View Full Version : Discuss a Gordon Hutchings Photo
08-17-2006, 11:27 AM
I had the pleasure of taking a Pyro workshop a few years ago from Gordon. This particular print was one of my favorites of his. At one point we were talking about toning and he let me tone it with a thiourea toner. I love the incredible amount of detail, the pinup girl print lying on the table amongst all the clutter. This is one print that needs to be seen big to really appreciate.
08-17-2006, 11:45 AM
I can much appreciate it as is. I have seen it before. I like the photo.
I have not seen it in real life, but I have seen the reproductions. I don't know. Every time I see it I say: bad set up. If the pin up girl was as dirty as the rest of the mess I would have a better reaction. As it is I feel like I am forced to see the pin up, not discover it. Compositionally I like the image.
08-17-2006, 01:03 PM
Lots of great detail and textures. After looking at it for awhile I am drawn to the upper-right quadrant. The rectangular geometry of the paper combined with the curling makes that a fascinating portion. I also enjoy the triangle of the light reflector with its bulb.
We often accuse an image of being to cluttered. But when the image is of clutter, well that's a whole different story.

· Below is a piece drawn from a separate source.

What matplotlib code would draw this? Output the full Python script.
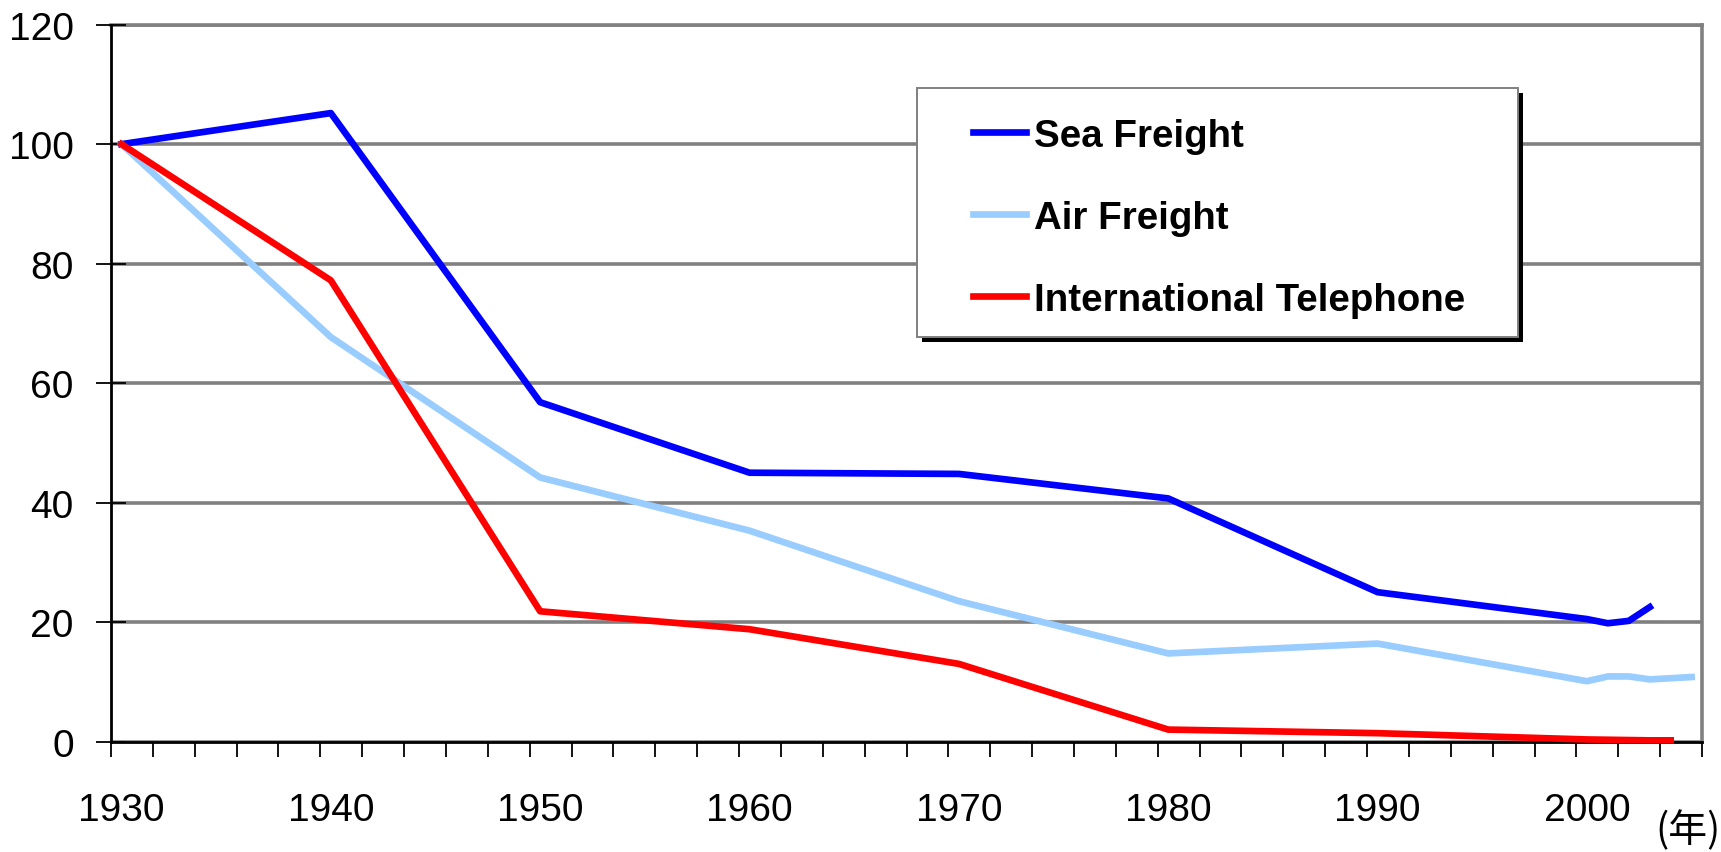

I wonder if the pin-up poster was really there or "found" in the clutter and strategically placed to finish the composition. Nothing wrong with that. (artistic license on the part of the creator).
08-17-2006, 01:39 PM
I like the texture. The image doesn't work for me in the corners, and it doesn't even really seem to work as an abstract with shading/tones/texture. The 'pin-up' is almost seen as an afterthought and a disctraction. The image is almost split in the middle, light on bottom, light on top - black to middle left -it just doesn't work for me. It's almost like you say, what's going on and then you notice the 'pin-up' and then I say to myself, so this is what the image is about? It's a picture of an old room with a pin up on the desk. The craft is outstanding and the tonal range is nice and am sure its even better in person. But to each his own! :)
08-20-2006, 05:15 PM
There is a lot to see, and my eye moves easily around the photo. The dark area on the left center (shadow?) is a bit distracting, drawing me back more than any other area, but there is a lot of feeling here and a good deal of mystery. Despite the small size of this reproduction, the tonal values work well with the subject to provide a great deal of detail. I hadn't really though about whether the pin-up was placed or not until it was brought up here, but I don't really care either way unless this is intended as a documentary photo and the pin-up was not part of the site.
This is a thinking man's Siskind! Rather than peeling paint that, after you recognize it for what it is, is really dull, this has that kind of random clutter, but with detail that's fun to linger over! I have zero interest in pyro, and the cult of admiration for its quasi-magical properties, but however this came to be...it certainly works!!
08-20-2006, 05:33 PM
This is a thinking man's Siskind!
08-20-2006, 06:58 PM
I can't decide how I feel about this one. It made me wonder if someone just walked away from their office years ago and no one had ever touched it again. Perhaps that's because that is what I would really like to do. However you wouldn't find any pin up pictures, maybe a fireman calendar though.
08-21-2006, 12:12 PM
Gordon told me that he added nothing to photo. The pinup was in the photo as is.
08-21-2006, 02:44 PM
Taking out the black strip with the chair at the bottom would improve it immeasurably. As it is, I would have to put this one in the 'just misses' column.
04-19-2007, 06:06 AM
I'd like to see the print in the flesh as it were! It is difficult to appreciate the light, detail and texture in this scan. I feel it works well compositionally and does convey a story...whether constructed or not!